DNS translates human-readable domain names to machine-readable IP addresses. When you enter a URL, your browser queries DNS servers to resolve the domain to its corresponding server location.

Core DNS Record Types

NS (Name Server) Records
Delegate DNS authority for a domain to specific nameservers (e.g., ns1.cloudflare.com). These servers host all other DNS records for the domain.

A Records
Map a domain or subdomain directly to an IPv4 address (e.g., example.com → 192.0.2.1).

AAAA Records
Serve the same function as A records but for IPv6 addresses (e.g., example.com → 2001:db8::1).

CNAME Records
Alias one domain name to another, not to an IP address (e.g., www.example.com example.com). Cannot coexist with other record types at the same hostname.

MX Records
Direct email for a domain to designated mail servers, with priority values for failover (e.g., 10 mail.example.com).

TXT Records
Store arbitrary text, commonly used for domain verification (Google Search Console), email security (SPF, DKIM, DMARC), and other service validations.

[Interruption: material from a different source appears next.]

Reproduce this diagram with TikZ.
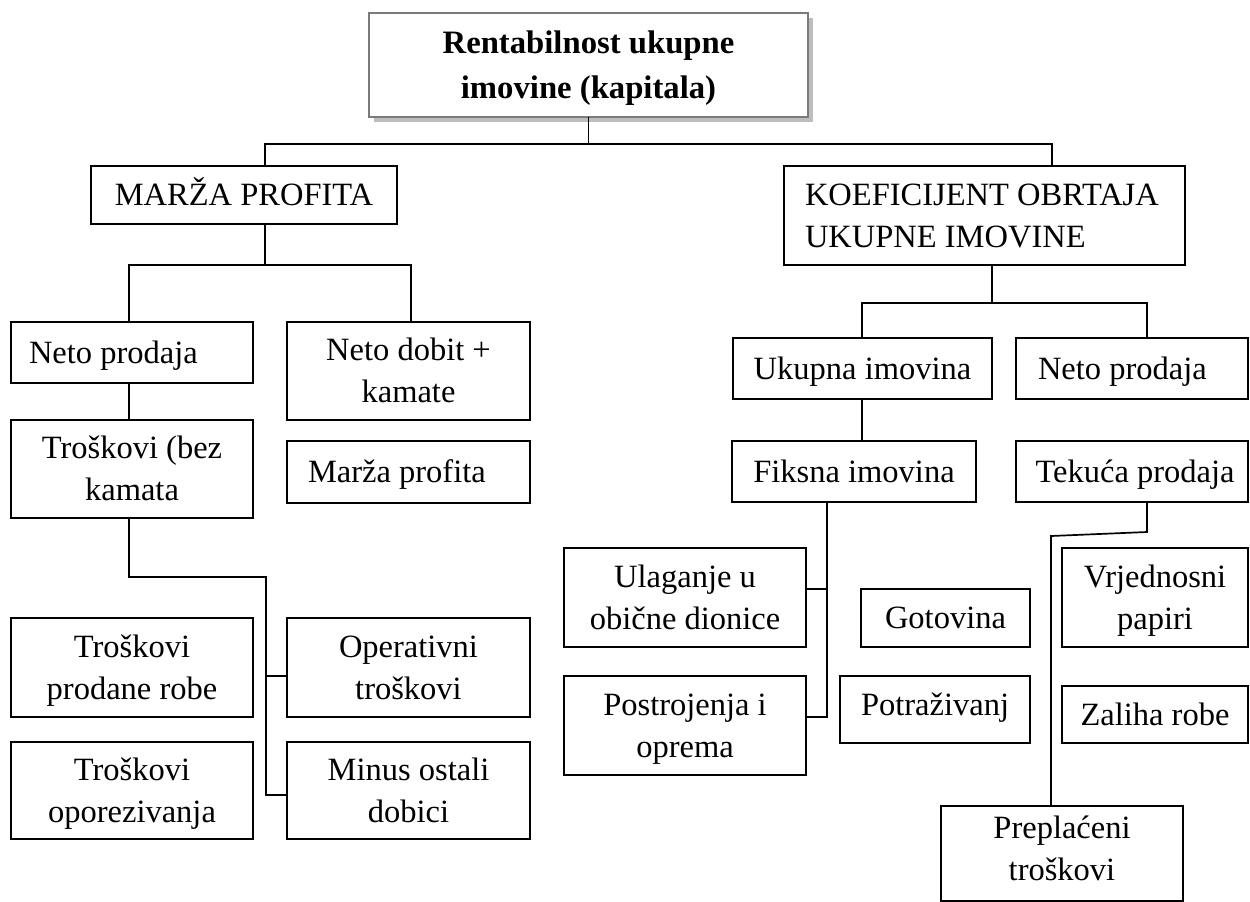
\documentclass[tikz,border=0pt]{standalone}
\usepackage{fontspec}
\setmainfont{Liberation Serif}
\usetikzlibrary{shadows}
\definecolor{titlegray}{HTML}{7A7A7A}
\definecolor{shadowgray}{HTML}{BDBDBD}
\newcommand\sst{\rule[-8pt]{0pt}{37pt}}
\newcommand\sstlow{\rule[-13pt]{0pt}{37pt}}
\begin{document}
\begin{tikzpicture}[x=1pt,y=-1pt,
  every node/.style={inner sep=0pt, outer sep=0pt},
  box/.style={draw, line width=1.7pt, align=center, font=\fontsize{32.5}{42}\selectfont},
  lbox/.style={box, align=flush left},
  conn/.style={line width=1.7pt},
  titlebox/.style={draw=titlegray, line width=2.6pt, fill=white, align=center,
     drop shadow={shadow xshift=4.5pt, shadow yshift=-4.5pt, fill=shadowgray, opacity=1},
     font=\bfseries\fontsize{32.7}{45}\selectfont},
  ]
\useasboundingbox (0,0) rectangle (1250,902);

% title
\node[titlebox, minimum width=439pt, minimum height=104pt] (title) at (588.5,65) {\sst Rentabilnost ukupne\\\sst imovine (kapitala)};

% second level
\node[box, minimum width=306pt, minimum height=58pt] (mp) at (244,195) {\sst MARŽA PROFITA};
\node[lbox, minimum width=401pt, minimum height=99pt, text width=359pt, inner xsep=21pt] (koef) at (984.5,215.5) {\sst KOEFICIJENT~OBRTAJA\\\sst UKUPNE~IMOVINE};

% left branch
\node[lbox, minimum width=242pt, minimum height=61pt, text width=206pt, inner xsep=18pt] (np1) at (132,352.5) {\sst Neto~prodaja};
\node[box, minimum width=243pt, minimum height=98pt] (nd) at (408.5,371) {\sst Neto dobit +\\\sst kamate};
\node[box, minimum width=242pt, minimum height=98pt] (tr) at (132,469) {\sst Troškovi (bez\\\sst kamata};
\node[lbox, minimum width=243pt, minimum height=62pt, text width=201pt, inner xsep=21pt] (mpf) at (408.5,472) {\sst Marža~profita};
\node[box, minimum width=242pt, minimum height=99pt] (tpr) at (132,667.5) {\sst Troškovi\\\sst prodane robe};
\node[box, minimum width=243pt, minimum height=99pt] (op) at (408.5,667.5) {\sst Operativni\\\sst troškovi};
\node[box, minimum width=242pt, minimum height=97pt] (topz) at (132,790.5) {\sst Troškovi\\\sst oporezivanja};
\node[box, minimum width=243pt, minimum height=97pt] (mo) at (408.5,790.5) {\sst Minus ostali\\\sst dobici};

% right branch
\node[box, minimum width=259pt, minimum height=61pt] (ui) at (862.5,368.5) {\sst Ukupna imovina};
\node[lbox, minimum width=232pt, minimum height=61pt, text width=188pt, inner xsep=22pt] (np2) at (1132,368.5) {\sst Neto~prodaja};
\node[box, minimum width=244pt, minimum height=61pt] (fi) at (854,471.5) {\sst Fiksna imovina};
\node[box, minimum width=232pt, minimum height=61pt] (tp) at (1132,471.5) {\sst \hspace*{6pt}Tekuća prodaja};
\node[box, minimum width=242pt, minimum height=99pt] (ul) at (685,597.5) {\sst Ulaganje u\\\sst obične dionice};
\node[box, minimum width=169pt, minimum height=58pt] (go) at (945.5,618) {\sst Gotovina};
\node[box, minimum width=186pt, minimum height=99pt] (vp) at (1155,597.5) {\sst Vrjednosni\\\sst papiri};
\node[box, minimum width=242pt, minimum height=99pt] (po) at (685,725.5) {\sst Postrojenja i\\\sst oprema};
\node[box, minimum width=190pt, minimum height=67pt] (pt) at (935,709.5) {\sstlow Potraživanj};
\node[box, minimum width=186pt, minimum height=57pt] (zr) at (1155,714.5) {\sst Zaliha robe};
\node[box, minimum width=242pt, minimum height=95pt] (pc) at (1062,853.5) {\sstlow Preplaćeni\\\sstlow troškovi};

% junction coordinates
\coordinate (aM) at (588.5,144);
\coordinate (aL) at (265,144);
\coordinate (aR) at (1052,144);
\coordinate (bM) at (265,265);
\coordinate (bL) at (129,265);
\coordinate (bR) at (411,265);
\coordinate (cT) at (266,577);
\coordinate (c1) at (266,676);
\coordinate (c2) at (266,795);
\coordinate (dM) at (992,303);
\coordinate (dL) at (862,303);
\coordinate (dR) at (1147,303);
\coordinate (e1) at (827,589);
\coordinate (e2) at (827,717);
\coordinate (f1) at (1147,532);
\coordinate (f2) at (1051,536);

% connectors
\draw[conn] (title.south) -- (aM);
\draw[conn] (mp.north -| aL) -- (aL) -- (aR) -- (koef.north -| aR);
\draw[conn] (mp.south -| bM) -- (bM);
\draw[conn] (np1.north -| bL) -- (bL) -- (bR) -- (nd.north -| bR);
\draw[conn] (np1.south -| bL) -- (tr.north -| bL);
\draw[conn] (tr.south -| bL) |- (cT) -- (c2) -- (mo.west |- c2);
\draw[conn] (c1) -- (op.west |- c1);

\draw[conn] (koef.south -| dM) -- (dM);
\draw[conn] (ui.north -| dL) -- (dL) -- (dR) -- (np2.north -| dR);
\draw[conn] (ui.south -| dL) -- (fi.north -| dL);
\draw[conn] (fi.south -| e1) -- (e2) -- (po.east |- e2);
\draw[conn] (e1) -- (ul.east |- e1);
\draw[conn] (tp.south -| f1) -- (f1) -- (f2) -- (pc.north -| f2);
\end{tikzpicture}
\end{document}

Practical DNS Configuration

A typical website setup involves:

  • NS records pointing to your DNS provider

  • A/AAAA records for the root domain (example.com)

  • CNAME records for common subdomains (www)

  • MX records for email routing

  • TXT records for service validations

All records work together: NS records delegate authority, A/AAAA provide server IPs, CNAMEs create aliases, MX routes email, and TXT handles verification.

DNS resolution occurs hierarchically: root servers → TLD servers → authoritative nameservers (specified by NS records) → final record lookup. This distributed system ensures reliable domain resolution globally.